Material provided ▸
━━━━━━━━

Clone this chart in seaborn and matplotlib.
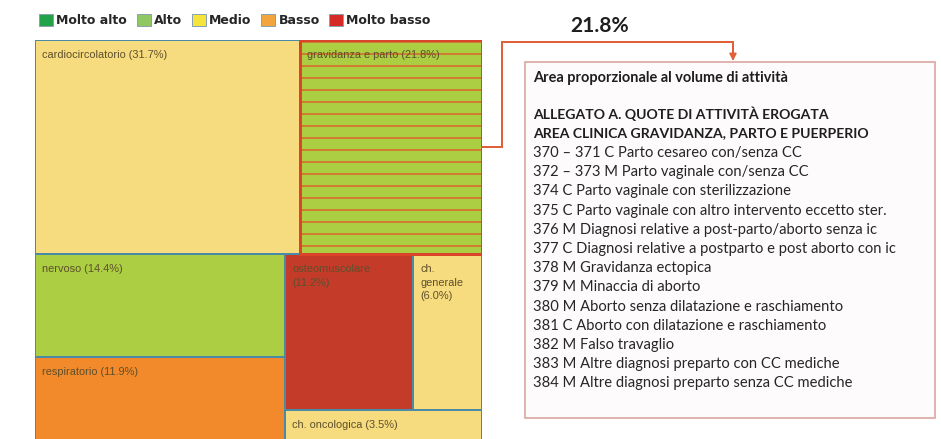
import numpy as np
import matplotlib.pyplot as plt
import seaborn as sns
from matplotlib.patches import Rectangle, Patch

# treemap cells (share of activity, %)
categories = ["cardiocircolatorio", "gravidanza e parto", "nervoso", "respiratorio",
              "osteomuscolare", "ch. generale", "ch. oncologica"]
shares = [31.7, 21.8, 14.4, 11.9, 11.2, 6.0, 3.5]
cell_labels = ["cardiocircolatorio (31.7%)", "gravidanza e parto (21.8%)", "nervoso (14.4%)",
               "respiratorio (11.9%)", "osteomuscolare\n(11.2%)", "ch.\ngenerale\n(6.0%)",
               "ch. oncologica (3.5%)"]
levels = ["Medio", "Alto", "Alto", "Basso", "Molto basso", "Medio", "Medio"]
# how the cells are grouped (rows / columns alternate at each level)
nesting = [[0, 1], [[2, 3], [[4, 5], 6]]]
highlight = 1

legend_levels = ["Molto alto", "Alto", "Medio", "Basso", "Molto basso"]
legend_colors = ["#22a34a", "#8fc862", "#f4e43c", "#f2a53c", "#d42b27"]
cell_colors = {"Molto alto": "#22a34a", "Alto": "#abce43", "Medio": "#f6dc7e",
               "Basso": "#f28a2b", "Molto basso": "#c43b2a"}

callout_value = "21.8%"
note_title = "Area proporzionale al volume di attività"
note_heading = ["ALLEGATO A. QUOTE DI ATTIVITÀ EROGATA",
                "AREA CLINICA GRAVIDANZA, PARTO E PUERPERIO"]
note_items = ["370 – 371 C Parto cesareo con/senza CC",
              "372 – 373 M Parto vaginale con/senza CC",
              "374 C Parto vaginale con sterilizzazione",
              "375 C Parto vaginale con altro intervento eccetto ster.",
              "376 M Diagnosi relative a post-parto/aborto senza ic",
              "377 C Diagnosi relative a postparto e post aborto con ic",
              "378 M Gravidanza ectopica",
              "379 M Minaccia di aborto",
              "380 M Aborto senza dilatazione e raschiamento",
              "381 C Aborto con dilatazione e raschiamento",
              "382 M Falso travaglio",
              "383 M Altre diagnosi preparto con CC mediche",
              "384 M Altre diagnosi preparto senza CC mediche"]


def total(node):
    if isinstance(node, int):
        return shares[node]
    return sum(total(n) for n in node)


def layout(node, x, y, w, h, horizontal, out):
    if isinstance(node, int):
        out[node] = (x, y, w, h)
        return
    s = total(node)
    off = 0.0
    for child in node:
        f = total(child) / s
        if horizontal:
            layout(child, x + off * w, y, w * f, h, not horizontal, out)
        else:
            layout(child, x, y + off * h, w, h * f, not horizontal, out)
        off += f


sns.set_theme(style="white")
plt.rcParams["hatch.linewidth"] = 1.6

W, H = 941, 439
fig = plt.figure(figsize=(W / 72, H / 72), dpi=72)
fig.patch.set_facecolor("white")

# treemap axes: 447 x 402 px, top-left at (35, 40); bottom slightly cropped
ax = fig.add_axes([35 / W, (H - 442) / H, 447 / W, 402 / H])
ax.set_xlim(0, 1)
ax.set_ylim(1, 0)
ax.axis("off")

rects = {}
layout(nesting, 0, 0, 1, 1, False, rects)
for i, name in enumerate(categories):
    x, y, w, h = rects[i]
    if i == highlight:
        ax.add_patch(Rectangle((x, y), w, h, facecolor=cell_colors[levels[i]],
                               edgecolor="#d86a2c", hatch="-", linewidth=0, zorder=1))
    else:
        ax.add_patch(Rectangle((x, y), w, h, facecolor=cell_colors[levels[i]],
                               edgecolor="#4a8aa6", linewidth=2, zorder=2))
    ax.annotate(cell_labels[i], xy=(x, y), xytext=(7, -10), textcoords="offset points",
                ha="left", va="top", fontsize=11, color="#5e4f2c",
                family="Liberation Sans", linespacing=1.45, zorder=5)
x, y, w, h = rects[highlight]
ax.add_patch(Rectangle((x, y), w, h, facecolor="none", edgecolor="#d9442a",
                       linewidth=3, zorder=4))

# legend
handles = [Patch(facecolor=c, edgecolor="#8aa2b0", linewidth=1) for c in legend_colors]
fig.legend(handles, legend_levels, loc="upper left", bbox_to_anchor=(34 / W, 1 - 9 / H),
           ncol=5, frameon=False, handlelength=1.15, handleheight=1.15, handletextpad=0.25,
           columnspacing=0.75, borderaxespad=0,
           prop={"family": "DejaVu Sans", "weight": "bold", "size": 12.5})

# overlay in pixel coordinates for the callout
ov = fig.add_axes([0, 0, 1, 1])
ov.set_xlim(0, W)
ov.set_ylim(H, 0)
ov.axis("off")

line_col = "#e0603a"
ov.plot([482, 502, 502, 733, 733], [147, 147, 42, 42, 58], color=line_col, lw=2,
        solid_joinstyle="miter")
ov.annotate("", xy=(733, 63), xytext=(733, 55),
            arrowprops=dict(arrowstyle="-|>,head_width=0.25,head_length=0.5",
                            color=line_col, lw=1.5))
ov.text(600, 26, callout_value, ha="center", va="center", fontsize=21,
        fontweight="bold", family="Lato", color="#1e1e1e")

ov.add_patch(Rectangle((525, 62), 410, 356, facecolor="#fdfbfb", edgecolor="#d9a39c",
                       linewidth=1.6))

tx = 533
ov.text(tx, 78, note_title, ha="left", va="center", fontsize=14.5, fontweight="bold",
        family="Lato", color="#1e1e1e")
for k, line in enumerate(note_heading):
    ov.text(tx, 114 + 19.2 * k, line, ha="left", va="center", fontsize=14,
            fontweight="bold", family="Lato", color="#1e1e1e")
for k, line in enumerate(note_items):
    ov.text(tx, 153 + 19.2 * k, line, ha="left", va="center", fontsize=14.8,
            family="Lato", color="#262626")

fig.savefig("out.png", dpi=72)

━━━━━━━━

Exercise instructions ▸ Please write out all the data again word for word, but not the pictures.

Solution below ▸
Clone this chart in seaborn and matplotlib.
import numpy as np
import matplotlib.pyplot as plt
import seaborn as sns
from matplotlib.patches import Rectangle, Patch

# treemap cells (share of activity, %)
categories = ["cardiocircolatorio", "gravidanza e parto", "nervoso", "respiratorio",
              "osteomuscolare", "ch. generale", "ch. oncologica"]
shares = [31.7, 21.8, 14.4, 11.9, 11.2, 6.0, 3.5]
cell_labels = ["cardiocircolatorio (31.7%)", "gravidanza e parto (21.8%)", "nervoso (14.4%)",
               "respiratorio (11.9%)", "osteomuscolare\n(11.2%)", "ch.\ngenerale\n(6.0%)",
               "ch. oncologica (3.5%)"]
levels = ["Medio", "Alto", "Alto", "Basso", "Molto basso", "Medio", "Medio"]
# how the cells are grouped (rows / columns alternate at each level)
nesting = [[0, 1], [[2, 3], [[4, 5], 6]]]
highlight = 1

legend_levels = ["Molto alto", "Alto", "Medio", "Basso", "Molto basso"]
legend_colors = ["#22a34a", "#8fc862", "#f4e43c", "#f2a53c", "#d42b27"]
cell_colors = {"Molto alto": "#22a34a", "Alto": "#abce43", "Medio": "#f6dc7e",
               "Basso": "#f28a2b", "Molto basso": "#c43b2a"}

callout_value = "21.8%"
note_title = "Area proporzionale al volume di attività"
note_heading = ["ALLEGATO A. QUOTE DI ATTIVITÀ EROGATA",
                "AREA CLINICA GRAVIDANZA, PARTO E PUERPERIO"]
note_items = ["370 – 371 C Parto cesareo con/senza CC",
              "372 – 373 M Parto vaginale con/senza CC",
              "374 C Parto vaginale con sterilizzazione",
              "375 C Parto vaginale con altro intervento eccetto ster.",
              "376 M Diagnosi relative a post-parto/aborto senza ic",
              "377 C Diagnosi relative a postparto e post aborto con ic",
              "378 M Gravidanza ectopica",
              "379 M Minaccia di aborto",
              "380 M Aborto senza dilatazione e raschiamento",
              "381 C Aborto con dilatazione e raschiamento",
              "382 M Falso travaglio",
              "383 M Altre diagnosi preparto con CC mediche",
              "384 M Altre diagnosi preparto senza CC mediche"]


def total(node):
    if isinstance(node, int):
        return shares[node]
    return sum(total(n) for n in node)


def layout(node, x, y, w, h, horizontal, out):
    if isinstance(node, int):
        out[node] = (x, y, w, h)
        return
    s = total(node)
    off = 0.0
    for child in node:
        f = total(child) / s
        if horizontal:
            layout(child, x + off * w, y, w * f, h, not horizontal, out)
        else:
            layout(child, x, y + off * h, w, h * f, not horizontal, out)
        off += f


sns.set_theme(style="white")
plt.rcParams["hatch.linewidth"] = 1.6

W, H = 941, 439
fig = plt.figure(figsize=(W / 72, H / 72), dpi=72)
fig.patch.set_facecolor("white")

# treemap axes: 447 x 402 px, top-left at (35, 40); bottom slightly cropped
ax = fig.add_axes([35 / W, (H - 442) / H, 447 / W, 402 / H])
ax.set_xlim(0, 1)
ax.set_ylim(1, 0)
ax.axis("off")

rects = {}
layout(nesting, 0, 0, 1, 1, False, rects)
for i, name in enumerate(categories):
    x, y, w, h = rects[i]
    if i == highlight:
        ax.add_patch(Rectangle((x, y), w, h, facecolor=cell_colors[levels[i]],
                               edgecolor="#d86a2c", hatch="-", linewidth=0, zorder=1))
    else:
        ax.add_patch(Rectangle((x, y), w, h, facecolor=cell_colors[levels[i]],
                               edgecolor="#4a8aa6", linewidth=2, zorder=2))
    ax.annotate(cell_labels[i], xy=(x, y), xytext=(7, -10), textcoords="offset points",
                ha="left", va="top", fontsize=11, color="#5e4f2c",
                family="Liberation Sans", linespacing=1.45, zorder=5)
x, y, w, h = rects[highlight]
ax.add_patch(Rectangle((x, y), w, h, facecolor="none", edgecolor="#d9442a",
                       linewidth=3, zorder=4))

# legend
handles = [Patch(facecolor=c, edgecolor="#8aa2b0", linewidth=1) for c in legend_colors]
fig.legend(handles, legend_levels, loc="upper left", bbox_to_anchor=(34 / W, 1 - 9 / H),
           ncol=5, frameon=False, handlelength=1.15, handleheight=1.15, handletextpad=0.25,
           columnspacing=0.75, borderaxespad=0,
           prop={"family": "DejaVu Sans", "weight": "bold", "size": 12.5})

# overlay in pixel coordinates for the callout
ov = fig.add_axes([0, 0, 1, 1])
ov.set_xlim(0, W)
ov.set_ylim(H, 0)
ov.axis("off")

line_col = "#e0603a"
ov.plot([482, 502, 502, 733, 733], [147, 147, 42, 42, 58], color=line_col, lw=2,
        solid_joinstyle="miter")
ov.annotate("", xy=(733, 63), xytext=(733, 55),
            arrowprops=dict(arrowstyle="-|>,head_width=0.25,head_length=0.5",
                            color=line_col, lw=1.5))
ov.text(600, 26, callout_value, ha="center", va="center", fontsize=21,
        fontweight="bold", family="Lato", color="#1e1e1e")

ov.add_patch(Rectangle((525, 62), 410, 356, facecolor="#fdfbfb", edgecolor="#d9a39c",
                       linewidth=1.6))

tx = 533
ov.text(tx, 78, note_title, ha="left", va="center", fontsize=14.5, fontweight="bold",
        family="Lato", color="#1e1e1e")
for k, line in enumerate(note_heading):
    ov.text(tx, 114 + 19.2 * k, line, ha="left", va="center", fontsize=14,
            fontweight="bold", family="Lato", color="#1e1e1e")
for k, line in enumerate(note_items):
    ov.text(tx, 153 + 19.2 * k, line, ha="left", va="center", fontsize=14.8,
            family="Lato", color="#262626")

fig.savefig("out.png", dpi=72)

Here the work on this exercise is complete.